According to the ULC lawyers, the solution was rooted in the concept of “media neutrality” — if a deceased person’s legal trustee has formal access to a tangible asset, that same person should have access to any digital asset.

If individual states pass bills mirroring the ULC act, the ensuing laws would effectively trump "terms of service" agreements used by tech companies to prohibit people from accessing accounts that are not their own, Walsh said.

Unless a will dictates otherwise, the act seeks to grant a family trustee the right to enter — but not to control — the deceased's digital accounts.

The matter is merely a practical change for the tech age, Walsh contends.

“It’s more than just Facebook. I’ve had emails from 80 year olds who said, ‘You can appreciate the chaos my death would create if there weren’t post-mortem access to my emails.’”

“For me, I’ve been banking online for years. My bills and bank statements come to me through an email account,” Walsh added. “I’ve told my spouse 1,000 times, ‘Here’s where you look to get this stuff.’ (If I die), what if he forgets? What if the password doesn’t work? He would need access to my email account to administer my estate, pay my bills and reset my passwords.”

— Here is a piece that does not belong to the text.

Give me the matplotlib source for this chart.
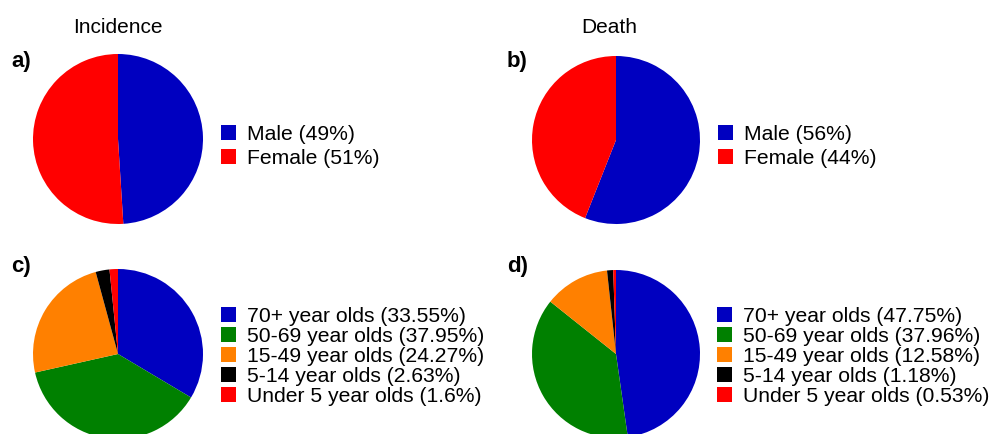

Image: Eric Rash, 15, of Nottoway County, who committed suicide in 2011.
Eric Rash, 15, of Nottoway County, who committed suicide in 2011.Courtesy of Rash Family

For one grieving dad in Virginia, the lawyers’ campaign also represents a victory for parents over social media giants.

“I deserve zero credit but am grateful the commissioners appeased — more indulged — me and allowed (my wife) Diane and myself to convey our thoughts,” Rash said.

“So if in the middle of a farm community, if I can help dozens, how many (parents) needing access truly exist?” Rash added. “It is a message that needs conveying and I will further that message if asked.”